Una cosa che di sicuro si può dire fin d’ora è che affibbiare a Trump l’etichetta dell’isolazionista è una leggerezza da evitare. In primo luogo perché il Paese che si appresta a governare non può in alcun modo isolarsi. Gli Usa hanno un debito pubblico di 20 mila miliardi di dollari e ogni cittadino americano, nel momento in cui nasce, si trova con 61 mila dollari da restituire. Un debito simile va continuamente rifinanziato, operazione impossibile se non si partecipa, a livello planetario e in posizione di controllo, alla gestione dei commerci, delle attività economiche e delle risorse naturali. Un Paese isolazionista non potrebbe avere il 47% di quel debito rifinanziato da altri Paesi (in particolare dalla Cina, che ne detiene da sola il 10%), come succede agli Usa. Nemmeno Trump, quindi, sarà isolazionista. Al contrario: il suo programma fa pensare a un grande interventismo, anche se di segno del tutto diverso da quello cui siamo abituati. Per restare all’economia, è noto che Trump detesta i trattati commerciali internazionali. È ostile al Ttip che dovrebbe legare Usa ed Europa, vorrebbe rinegoziare il Nafta (l’accordo tra Messico, Usa e Canada per il libero scambio), convinto che in questi patti sia l’economia statunitense a rimetterci. Come si vede, in questo modo il neo-presidente fa tutto tranne che isolarsi. Al contrario, esce all’attacco per conquistare equilibri diversi che ritiene più convenienti per il suo Paese.

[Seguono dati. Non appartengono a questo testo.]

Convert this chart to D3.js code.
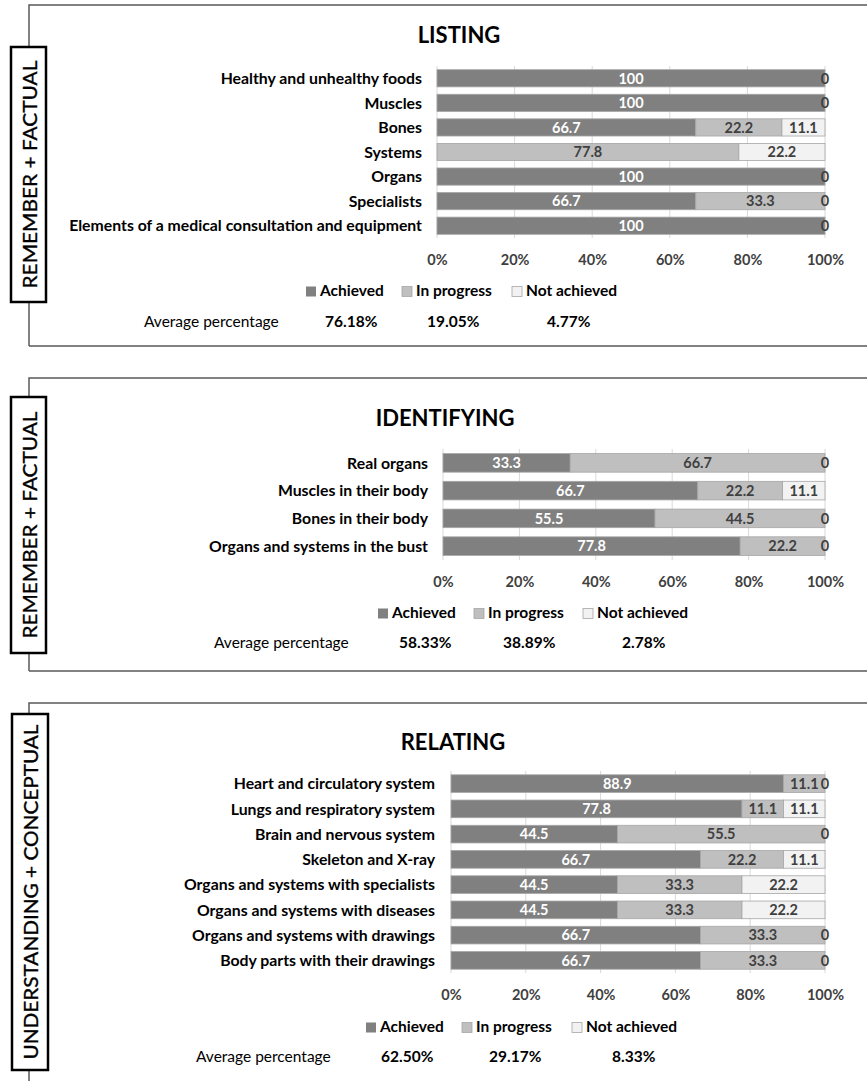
<!DOCTYPE html>
<html>
<head>
<meta charset="utf-8">
<script src="https://cdn.jsdelivr.net/npm/d3@7"></script>
<style>
  body { margin: 0; background: #fff; }
  svg { display: block; font-family: Lato, "Open Sans", sans-serif; }
</style>
</head>
<body>
<svg id="chart" width="867" height="1081"></svg>
<script>
// ---- data ----
const seriesNames = ['Achieved', 'In progress', 'Not achieved'];
const xTicks = [0, 20, 40, 60, 80, 100];

const listingCats = ['Healthy and unhealthy foods', 'Muscles', 'Bones', 'Systems', 'Organs', 'Specialists', 'Elements of a medical consultation and equipment'];
const listingAchieved = [100, 100, 66.7, 0, 100, 66.7, 100];
const listingProgress = [0, 0, 22.2, 77.8, 0, 33.3, 0];
const listingNot = [0, 0, 11.1, 22.2, 0, 0, 0];
const listingAvg = ['76.18%', '19.05%', '4.77%'];

const identCats = ['Real organs', 'Muscles in their body', 'Bones in their body', 'Organs and systems in the bust'];
const identAchieved = [33.3, 66.7, 55.5, 77.8];
const identProgress = [66.7, 22.2, 44.5, 22.2];
const identNot = [0, 11.1, 0, 0];
const identAvg = ['58.33%', '38.89%', '2.78%'];

const relCats = ['Heart and circulatory system', 'Lungs and respiratory system', 'Brain and nervous system', 'Skeleton and X-ray', 'Organs and systems with specialists', 'Organs and systems with diseases', 'Organs and systems with drawings', 'Body parts with their drawings'];
const relAchieved = [88.9, 77.8, 44.5, 66.7, 44.5, 44.5, 66.7, 66.7];
const relProgress = [11.1, 11.1, 55.5, 22.2, 33.3, 33.3, 33.3, 33.3];
const relNot = [0, 11.1, 0, 11.1, 22.2, 22.2, 0, 0];
const relAvg = ['62.50%', '29.17%', '8.33%'];

const fills = ['#808080', '#bfbfbf', '#f2f2f2'];
const labelColors = ['#ffffff', '#404040', '#404040'];

const svg = d3.select('#chart');

function drawPanel(o) {
  const g = svg.append('g');

  // outer frame (right side runs off the page)
  g.append('path')
    .attr('d', `M${o.frame.x},${o.frame.y1} L${o.frame.x},${o.frame.y0} L900,${o.frame.y0}` +
      (o.frame.closed ? ` M${o.frame.x},${o.frame.y1} L900,${o.frame.y1}` : ''))
    .attr('fill', 'none').attr('stroke', '#595959').attr('stroke-width', 1.5);

  // side box
  g.append('rect')
    .attr('x', o.box.x).attr('y', o.box.y).attr('width', o.box.w).attr('height', o.box.h)
    .attr('fill', '#fff').attr('stroke', '#000').attr('stroke-width', 2.5);
  g.append('text')
    .attr('transform', `translate(${o.box.x + o.box.w / 2 + 8},${o.box.y + o.box.h / 2}) rotate(-90)`)
    .attr('text-anchor', 'middle')
    .attr('textLength', o.box.len).attr('lengthAdjust', 'spacingAndGlyphs')
    .style('font-size', '20px')
    .style('fill', '#000').style('stroke', '#000').style('stroke-width', 0.35)
    .text(o.side);

  // title
  g.append('text')
    .attr('x', o.title.x).attr('y', o.title.y)
    .attr('text-anchor', 'middle')
    .style('font-size', '22px').style('font-weight', 700)
    .text(o.name);

  const x = d3.scaleLinear().domain([0, 100]).range([o.plot.x0, o.plot.x1]);
  const y = d3.scaleBand().domain(o.cats).range([o.plot.y0, o.plot.y1]).paddingInner(o.pad).paddingOuter(o.pad / 2);

  // gridlines
  g.append('g').selectAll('line').data(xTicks).join('line')
    .attr('x1', d => x(d)).attr('x2', d => x(d))
    .attr('y1', o.plot.y0).attr('y2', o.plot.y1)
    .attr('stroke', '#d9d9d9').attr('stroke-width', 1);

  // stacked bars
  const rows = o.cats.map((c, i) => ({ cat: c, vals: [o.a[i], o.p[i], o.n[i]] }));
  const segs = [];
  rows.forEach(r => {
    let acc = 0;
    r.vals.forEach((v, k) => {
      segs.push({ cat: r.cat, k, v, x0: acc, x1: acc + v });
      acc += v;
    });
  });

  g.append('g').selectAll('rect').data(segs.filter(d => d.v > 0)).join('rect')
    .attr('x', d => x(d.x0)).attr('width', d => x(d.x1) - x(d.x0))
    .attr('y', d => y(d.cat)).attr('height', y.bandwidth())
    .attr('fill', d => fills[d.k])
    .attr('stroke', '#a6a6a6').attr('stroke-width', 0.8);

  // data labels (zeros only for the last series, as in the original)
  g.append('g').selectAll('text').data(segs.filter(d => d.v > 0 || d.k === 2)).join('text')
    .attr('x', d => x((d.x0 + d.x1) / 2))
    .attr('y', d => y(d.cat) + y.bandwidth() / 2)
    .attr('dy', '0.36em')
    .attr('text-anchor', 'middle')
    .style('font-size', '14.5px').style('font-weight', 700)
    .style('fill', d => labelColors[d.k])
    .text(d => d.v);

  // category labels
  g.append('g').selectAll('text').data(o.cats).join('text')
    .attr('x', o.labelRight)
    .attr('y', d => y(d) + y.bandwidth() / 2)
    .attr('dy', '0.36em')
    .attr('text-anchor', 'end')
    .style('font-size', '15.8px').style('font-weight', 700)
    .style('fill', '#000')
    .text(d => d);

  // x axis tick labels
  const axis = d3.axisBottom(x).tickValues(xTicks).tickFormat(d => d + '%').tickSize(0);
  const ax = g.append('g').attr('transform', `translate(0,${o.tickY})`).call(axis);
  ax.select('.domain').remove();
  ax.selectAll('text').attr('y', 0).attr('dy', 0)
    .style('font-family', 'Lato, sans-serif')
    .style('font-size', '14.5px').style('font-weight', 700).style('fill', '#404040');

  // legend
  const lg = g.append('g').selectAll('g').data(seriesNames).join('g')
    .attr('transform', (d, i) => `translate(${o.legendX[i]},${o.legendY})`);
  lg.append('rect').attr('x', 0).attr('y', -9.5).attr('width', 10).attr('height', 10)
    .attr('fill', (d, i) => fills[i])
    .attr('stroke', (d, i) => i === 0 ? 'none' : '#a6a6a6').attr('stroke-width', 0.8);
  lg.append('text').attr('x', 14).attr('y', 0)
    .style('font-size', '15.5px').style('font-weight', 700).style('fill', '#000')
    .text(d => d);

  // average row
  g.append('text').attr('x', o.avgLabelX).attr('y', o.avgY)
    .style('font-size', '15.5px').style('fill', '#000')
    .text('Average percentage');
  g.append('g').selectAll('text').data(o.avg).join('text')
    .attr('x', (d, i) => o.avgX[i]).attr('y', o.avgY)
    .style('font-size', '15.5px').style('font-weight', 700).style('fill', '#000')
    .text(d => d);
}

drawPanel({
  name: 'LISTING', side: 'REMEMBER + FACTUAL',
  cats: listingCats, a: listingAchieved, p: listingProgress, n: listingNot, avg: listingAvg,
  frame: { x: 29, y0: 5, y1: 346, closed: true },
  box: { x: 11, y: 47, w: 35, h: 255, len: 228 },
  title: { x: 459, y: 43 },
  plot: { x0: 437, x1: 825, y0: 66, y1: 238 }, pad: 0.3,
  labelRight: 422, tickY: 265,
  legendY: 296, legendX: [306, 402, 512],
  avgY: 327, avgLabelX: 144, avgX: [325, 427, 547]
});

drawPanel({
  name: 'IDENTIFYING', side: 'REMEMBER + FACTUAL',
  cats: identCats, a: identAchieved, p: identProgress, n: identNot, avg: identAvg,
  frame: { x: 29, y0: 378, y1: 671, closed: true },
  box: { x: 11, y: 397, w: 35, h: 256, len: 227 },
  title: { x: 445, y: 426 },
  plot: { x0: 443, x1: 825, y0: 449, y1: 560 }, pad: 0.33,
  labelRight: 428, tickY: 587,
  legendY: 618, legendX: [378, 474, 583],
  avgY: 648, avgLabelX: 214, avgX: [399, 503, 622]
});

drawPanel({
  name: 'RELATING', side: 'UNDERSTANDING + CONCEPTUAL',
  cats: relCats, a: relAchieved, p: relProgress, n: relNot, avg: relAvg,
  frame: { x: 29, y0: 703, y1: 1090, closed: false },
  box: { x: 12, y: 714, w: 36, h: 356, len: 335 },
  title: { x: 453, y: 750 },
  plot: { x0: 451, x1: 825, y0: 771, y1: 973 }, pad: 0.3,
  labelRight: 435, tickY: 1000,
  legendY: 1032, legendX: [366, 462, 572],
  avgY: 1062, avgLabelX: 196, avgX: [381, 489, 612]
});
</script>
</body>
</html>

In questo Trump non fa nulla di particolarmente nuovo. «America first», prima di tutto l’America, è stato il motto di tutti gli inquilini della Casa Bianca, qualunque cosa dicessero per compiacere le Tv e i giornali. Il fatto è che Trump vede il denaro come il motore del mondo e su di esso regola la propria politica, convinto che sia l’interesse, e non l’ideale, a mettere d’accordo i leader e i popoli. L’aveva detto già in un discorso del 2000: «L’epoca della guerra fredda è finita. Non è più il tempo dei giocatori di scacchi, ora alla diplomazia servono gli uomini d’affari». Filosofia brutale ma chiara e, almeno sulla carta, priva di ipocrisie.

Il che vale anche per i rapporti con gli altri governi, per la cosiddetta «politica estera». Quando Trump si dice pronto a riprendere il dialogo con la Russia fino a ipotizzare azioni comuni contro il terrorismo islamico, non ha certo in mente di consegnarsi al Cremlino o di rinchiudersi tremante tra le mura di casa. Pensa solo che agli Usa non convenga mischiarsi a tutte le crisi del globo, sostenere il 75% delle spese della Nato, portarsi in prima linea nella crisi dell’Ucraina, spendere tra 4 e 6 mila miliardi di dollari in Iraq e in Afghanistan con risultati disastrosi. Quindi sprona gli alleati a prendersi più responsabilità e a non contare troppo sull’ombrello americano. Perché dell’Ucraina non si occupa la Germania? Perché abbiamo mandato i nostri soldati in Iraq? Perché con la facciamo finita con l’Isis, anche a costo di fare un piacere a Putin?

Difficile vedere in tutto questo un ripiegamento della potenza americana. Certo, è un po’ diverso da ciò che ha fatto Obama e da ciò che, con ogni probabilità, avrebbe fatto la Clinton. Ovvero, esportare ideali e democrazia a casa dei non allineati (per esempio in Siria) e tollerare qualunque sopruso purché commesso dagli amici (per esempio in Arabia Saudita). Trump non ha paura degli avversari. Perché dovrebbe averne, se gli Usa hanno una spesa per la Difesa superiore a quella degli altri dieci Paesi che li seguono in classifica e si appresta a investire, nel 2017, mille miliardi di dollari in diciassette agenzie di spionaggio e intelligence? Trump, invece, si fida un po’ meno degli amici. Li considera un po’ parassiti, fin troppo inclini ad appoggiarsi agli Usa nel momento del bisogno. Ingeneroso? Forse. Ma non privo di ragioni. Se saranno solide non tarderemo a vederlo e a provarne le conseguenze.